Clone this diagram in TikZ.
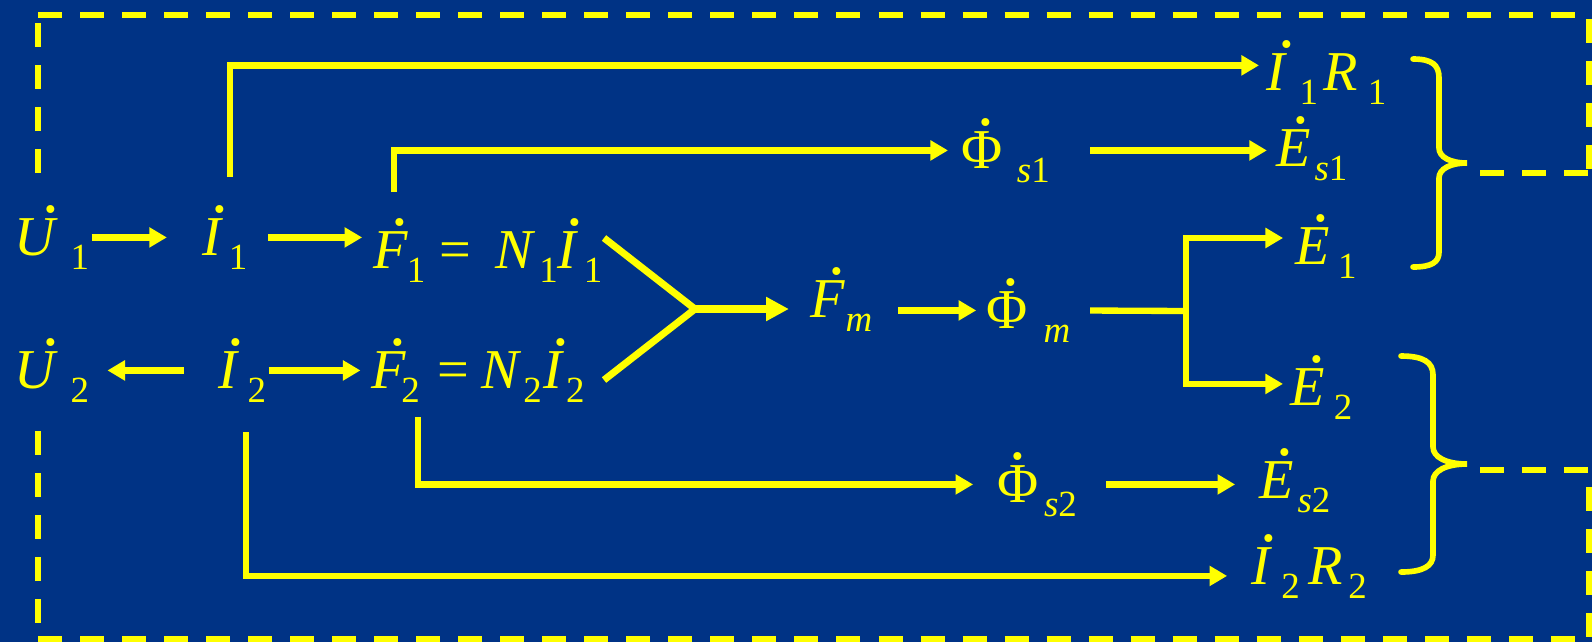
\documentclass[tikz,border=0pt]{standalone}
\usepackage{fontspec}
\setmainfont{Liberation Serif}
\usetikzlibrary{arrows.meta}

% dotted (phasor) letter, optional shift of the dot to the right
\newcommand\vd[2][0pt]{\setbox0\hbox{#2}\rlap{\hbox to\wd0{\hss\kern#1\raisebox{\dimexpr\ht0+1.6pt\relax}{\fontsize{19}{19}\selectfont .}\kern-#1\hss}}\box0}
% lowered subscript
\newcommand\lowsub[1]{\raisebox{-4pt}{\fontsize{10.5}{12}\selectfont #1}}

\begin{document}
\begin{tikzpicture}[x=0.01cm, y=-0.01cm,
    lbl/.style={anchor=base west, inner sep=0pt, text height=10pt, text depth=0pt,
                text=lineColour, font=\fontsize{16}{19}\selectfont},
    link/.style={draw=lineColour, line width=1.8pt},
    arr/.style={link, -{Triangle[length=5pt,width=5.5pt]}},
    frame/.style={draw=lineColour, line width=1.7pt, dash pattern=on 0.24cm off 0.18cm},
    curly/.style={draw=lineColour, line width=1.6pt, line cap=round}]
    % Define colours
    \definecolor{lineColour}{HTML}{FFFF00}
    \definecolor{backColour}{HTML}{003385}

    % Background
    \useasboundingbox (0,0) rectangle (1592,642);
    \fill[backColour] (0,0) rectangle (1592,642);

    % Draw the dashed frame
    \draw[frame] (38,173) -- (38,15);
    \draw[frame] (38,15) -- (1589,15) -- (1589,173);
    \draw[frame] (1480,173) -- (1589,173);
    \draw[frame] (1480,470) -- (1589,470) -- (1589,639);
    \draw[frame] (38,639) -- (1589,639);
    \draw[frame] (38,431) -- (38,639);

    % Primary side
    \node[lbl] (u1) at (14,255) {\vd[4pt]{\textit{U}}\kern3.5pt\lowsub{1}};
    \node[lbl] (i1) at (202,255) {\vd[2pt]{\textit{I}}\kern1.5pt\lowsub{1}};
    \node[lbl] (f1) at (373,268) {\vd[2.5pt]{\textit{F}}\kern-0.5pt\lowsub{1}\kern4pt=\kern7pt\textit{N}\kern1pt\lowsub{1}\vd[2pt]{\textit{I}}\kern1.5pt\lowsub{1}};

    % Secondary side
    \node[lbl] (u2) at (14,388) {\vd[4pt]{\textit{U}}\kern3.5pt\lowsub{2}};
    \node[lbl] (i2) at (218,388) {\vd[2pt]{\textit{I}}\kern2.3pt\lowsub{2}};
    \node[lbl] (f2) at (371,388) {\vd[2.5pt]{\textit{F}}\kern-1.5pt\lowsub{2}\kern5pt=\kern3.5pt\textit{N}\kern0.5pt\lowsub{2}\kern0.5pt\vd[2pt]{\textit{I}}\kern0.5pt\lowsub{2}};

    % Mutual flux
    \node[lbl] (fm) at (810,317) {\vd[2.5pt]{\textit{F}}\lowsub{\textit{m}}};
    \node[lbl] (phim) at (986,328) {\vd[1pt]{Φ}\kern4.5pt\lowsub{\textit{m}}};
    \node[lbl] (e1) at (1295,264) {\vd[2.2pt]{\textit{E}}\kern2.3pt\lowsub{1}};
    \node[lbl] (e2) at (1290,405) {\vd[2.5pt]{\textit{E}}\kern2.5pt\lowsub{2}};

    % Leakage fluxes and resistive drops
    \node[lbl] (phis1) at (961,168) {\vd[1pt]{Φ}\kern4pt\lowsub{\textit{s}1}};
    \node[lbl] (es1) at (1276,166) {\vd[2pt]{\textit{E}}\kern1pt\lowsub{\textit{s}1}};
    \node[lbl] (phis2) at (997,502) {\vd{Φ}\kern1.5pt\lowsub{\textit{s}2}};
    \node[lbl] (es2) at (1259,498) {\vd[2.2pt]{\textit{E}}\kern1pt\lowsub{\textit{s}2}};
    \node[lbl] (i1r1) at (1266,90) {\vd[2.7pt]{\textit{I}}\kern3.4pt\lowsub{1}\kern1.4pt\textit{R}\kern3pt\lowsub{1}};
    \node[lbl] (i2r2) at (1251,584) {\vd[2pt]{\textit{I}}\kern2.5pt\lowsub{2}\kern2.3pt\textit{R}\kern1.7pt\lowsub{2}};

    % Free ends of the connectors
    \coordinate (i1up) at (230,177);
    \coordinate (f1up) at (394,192);
    \coordinate (f2dn) at (418,417);
    \coordinate (i2dn) at (246,432);
    \coordinate (yup) at (604,238);
    \coordinate (ylo) at (604,380);
    \coordinate (yj) at (695,309);
    \coordinate (br) at (1186,311);

    % Straight arrows
    \draw[arr, shorten <=0.5pt, shorten >=10pt] (u1.east) -- (u1.east -| i1.west);
    \draw[arr, yshift=-1pt, shorten <=5.8pt, shorten >=3.1pt] (i1.east) -- (i1.east -| f1.west);
    \draw[arr, shorten <=9.7pt, shorten >=5pt] (i2.west) -- (i2.west -| u2.east);
    \draw[arr, shorten <=0.5pt, shorten >=3pt] (i2.east) -- (i2.east -| f2.west);
    \draw[arr, shorten <=11.2pt, shorten >=2.6pt] (phis1.east) -- (phis1.east -| es1.west);
    \draw[arr, yshift=-1.9pt, shorten <=8pt, shorten >=6.8pt] (phis2.east) -- (phis2.east -| es2.west);
    \draw[arr, shorten <=7.2pt, shorten >=2.8pt] (phim.west -| fm.east) -- (phim.west);

    % Elbow arrows
    \draw[arr, shorten >=2pt] (i1up) |- ([yshift=2pt]i1r1.west);
    \draw[arr, shorten >=3.7pt] (f1up) |- (phis1.west);
    \draw[arr, shorten >=6.8pt] (f2dn) |- (phis2.west);
    \draw[arr, shorten >=6.8pt] (i2dn) |- ([yshift=-2.7pt]i2r2.west);

    % Sum of the two MMFs
    \draw[link, line width=2pt] (yup) -- (yj) -- (ylo);
    \draw[link, line width=2.3pt, -{Triangle[length=6.5pt,width=6.5pt]}, shorten >=6pt] (yj) -- (yj -| fm.west);

    % Branch of the mutual flux
    \draw[link, shorten <=5.4pt] (phim.east) -- (br);
    \draw[arr, shorten >=3.4pt] (br) |- ([yshift=2.4pt]e1.west);
    \draw[arr, shorten >=2pt] (br) |- ([yshift=1pt]e2.west);

    % Braces
    \draw[curly] (1413,59) .. controls (1432,59) and (1439,65) .. (1439,78) -- (1439,148)
        .. controls (1439,157) and (1450,163) .. (1467,163)
        .. controls (1450,163) and (1439,169) .. (1439,178) -- (1439,252)
        .. controls (1439,262) and (1432,267) .. (1413,267);
    \draw[curly] (1401,356) .. controls (1423,356) and (1433,362) .. (1433,375) -- (1433,447)
        .. controls (1433,457) and (1446,464) .. (1467,464)
        .. controls (1446,464) and (1433,471) .. (1433,481) -- (1433,555)
        .. controls (1433,566) and (1423,572) .. (1401,572);

\end{tikzpicture}
\end{document}
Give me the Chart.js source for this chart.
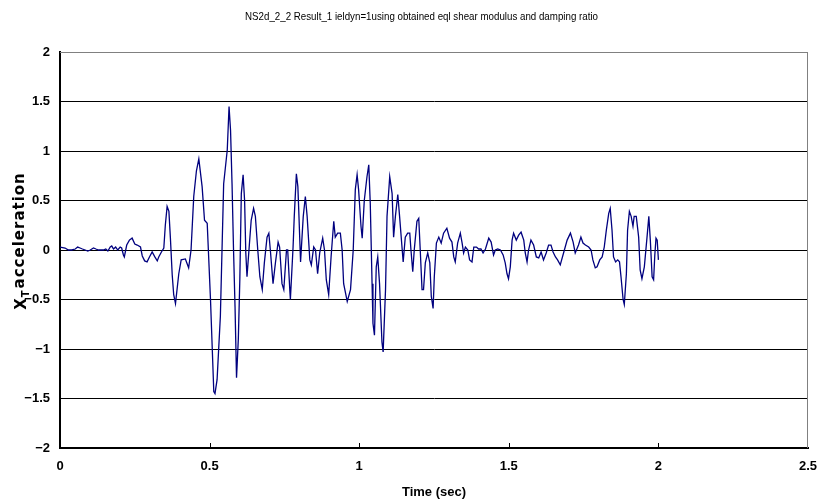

• Exercise description: Pictures in the data above should not be copied; transcribe everything else exactly.

• Result:
Clone this diagram in TikZ.
\documentclass[tikz,border=0pt]{standalone}
\usepackage{fontspec}
\setmainfont{Liberation Serif}
\usetikzlibrary{arrows.meta}

% dotted (phasor) letter, optional shift of the dot to the right
\newcommand\vd[2][0pt]{\setbox0\hbox{#2}\rlap{\hbox to\wd0{\hss\kern#1\raisebox{\dimexpr\ht0+1.6pt\relax}{\fontsize{19}{19}\selectfont .}\kern-#1\hss}}\box0}
% lowered subscript
\newcommand\lowsub[1]{\raisebox{-4pt}{\fontsize{10.5}{12}\selectfont #1}}

\begin{document}
\begin{tikzpicture}[x=0.01cm, y=-0.01cm,
    lbl/.style={anchor=base west, inner sep=0pt, text height=10pt, text depth=0pt,
                text=lineColour, font=\fontsize{16}{19}\selectfont},
    link/.style={draw=lineColour, line width=1.8pt},
    arr/.style={link, -{Triangle[length=5pt,width=5.5pt]}},
    frame/.style={draw=lineColour, line width=1.7pt, dash pattern=on 0.24cm off 0.18cm},
    curly/.style={draw=lineColour, line width=1.6pt, line cap=round}]
    % Define colours
    \definecolor{lineColour}{HTML}{FFFF00}
    \definecolor{backColour}{HTML}{003385}

    % Background
    \useasboundingbox (0,0) rectangle (1592,642);
    \fill[backColour] (0,0) rectangle (1592,642);

    % Draw the dashed frame
    \draw[frame] (38,173) -- (38,15);
    \draw[frame] (38,15) -- (1589,15) -- (1589,173);
    \draw[frame] (1480,173) -- (1589,173);
    \draw[frame] (1480,470) -- (1589,470) -- (1589,639);
    \draw[frame] (38,639) -- (1589,639);
    \draw[frame] (38,431) -- (38,639);

    % Primary side
    \node[lbl] (u1) at (14,255) {\vd[4pt]{\textit{U}}\kern3.5pt\lowsub{1}};
    \node[lbl] (i1) at (202,255) {\vd[2pt]{\textit{I}}\kern1.5pt\lowsub{1}};
    \node[lbl] (f1) at (373,268) {\vd[2.5pt]{\textit{F}}\kern-0.5pt\lowsub{1}\kern4pt=\kern7pt\textit{N}\kern1pt\lowsub{1}\vd[2pt]{\textit{I}}\kern1.5pt\lowsub{1}};

    % Secondary side
    \node[lbl] (u2) at (14,388) {\vd[4pt]{\textit{U}}\kern3.5pt\lowsub{2}};
    \node[lbl] (i2) at (218,388) {\vd[2pt]{\textit{I}}\kern2.3pt\lowsub{2}};
    \node[lbl] (f2) at (371,388) {\vd[2.5pt]{\textit{F}}\kern-1.5pt\lowsub{2}\kern5pt=\kern3.5pt\textit{N}\kern0.5pt\lowsub{2}\kern0.5pt\vd[2pt]{\textit{I}}\kern0.5pt\lowsub{2}};

    % Mutual flux
    \node[lbl] (fm) at (810,317) {\vd[2.5pt]{\textit{F}}\lowsub{\textit{m}}};
    \node[lbl] (phim) at (986,328) {\vd[1pt]{Φ}\kern4.5pt\lowsub{\textit{m}}};
    \node[lbl] (e1) at (1295,264) {\vd[2.2pt]{\textit{E}}\kern2.3pt\lowsub{1}};
    \node[lbl] (e2) at (1290,405) {\vd[2.5pt]{\textit{E}}\kern2.5pt\lowsub{2}};

    % Leakage fluxes and resistive drops
    \node[lbl] (phis1) at (961,168) {\vd[1pt]{Φ}\kern4pt\lowsub{\textit{s}1}};
    \node[lbl] (es1) at (1276,166) {\vd[2pt]{\textit{E}}\kern1pt\lowsub{\textit{s}1}};
    \node[lbl] (phis2) at (997,502) {\vd{Φ}\kern1.5pt\lowsub{\textit{s}2}};
    \node[lbl] (es2) at (1259,498) {\vd[2.2pt]{\textit{E}}\kern1pt\lowsub{\textit{s}2}};
    \node[lbl] (i1r1) at (1266,90) {\vd[2.7pt]{\textit{I}}\kern3.4pt\lowsub{1}\kern1.4pt\textit{R}\kern3pt\lowsub{1}};
    \node[lbl] (i2r2) at (1251,584) {\vd[2pt]{\textit{I}}\kern2.5pt\lowsub{2}\kern2.3pt\textit{R}\kern1.7pt\lowsub{2}};

    % Free ends of the connectors
    \coordinate (i1up) at (230,177);
    \coordinate (f1up) at (394,192);
    \coordinate (f2dn) at (418,417);
    \coordinate (i2dn) at (246,432);
    \coordinate (yup) at (604,238);
    \coordinate (ylo) at (604,380);
    \coordinate (yj) at (695,309);
    \coordinate (br) at (1186,311);

    % Straight arrows
    \draw[arr, shorten <=0.5pt, shorten >=10pt] (u1.east) -- (u1.east -| i1.west);
    \draw[arr, yshift=-1pt, shorten <=5.8pt, shorten >=3.1pt] (i1.east) -- (i1.east -| f1.west);
    \draw[arr, shorten <=9.7pt, shorten >=5pt] (i2.west) -- (i2.west -| u2.east);
    \draw[arr, shorten <=0.5pt, shorten >=3pt] (i2.east) -- (i2.east -| f2.west);
    \draw[arr, shorten <=11.2pt, shorten >=2.6pt] (phis1.east) -- (phis1.east -| es1.west);
    \draw[arr, yshift=-1.9pt, shorten <=8pt, shorten >=6.8pt] (phis2.east) -- (phis2.east -| es2.west);
    \draw[arr, shorten <=7.2pt, shorten >=2.8pt] (phim.west -| fm.east) -- (phim.west);

    % Elbow arrows
    \draw[arr, shorten >=2pt] (i1up) |- ([yshift=2pt]i1r1.west);
    \draw[arr, shorten >=3.7pt] (f1up) |- (phis1.west);
    \draw[arr, shorten >=6.8pt] (f2dn) |- (phis2.west);
    \draw[arr, shorten >=6.8pt] (i2dn) |- ([yshift=-2.7pt]i2r2.west);

    % Sum of the two MMFs
    \draw[link, line width=2pt] (yup) -- (yj) -- (ylo);
    \draw[link, line width=2.3pt, -{Triangle[length=6.5pt,width=6.5pt]}, shorten >=6pt] (yj) -- (yj -| fm.west);

    % Branch of the mutual flux
    \draw[link, shorten <=5.4pt] (phim.east) -- (br);
    \draw[arr, shorten >=3.4pt] (br) |- ([yshift=2.4pt]e1.west);
    \draw[arr, shorten >=2pt] (br) |- ([yshift=1pt]e2.west);

    % Braces
    \draw[curly] (1413,59) .. controls (1432,59) and (1439,65) .. (1439,78) -- (1439,148)
        .. controls (1439,157) and (1450,163) .. (1467,163)
        .. controls (1450,163) and (1439,169) .. (1439,178) -- (1439,252)
        .. controls (1439,262) and (1432,267) .. (1413,267);
    \draw[curly] (1401,356) .. controls (1423,356) and (1433,362) .. (1433,375) -- (1433,447)
        .. controls (1433,457) and (1446,464) .. (1467,464)
        .. controls (1446,464) and (1433,471) .. (1433,481) -- (1433,555)
        .. controls (1433,566) and (1423,572) .. (1401,572);

\end{tikzpicture}
\end{document}
Give me the Chart.js source for this chart.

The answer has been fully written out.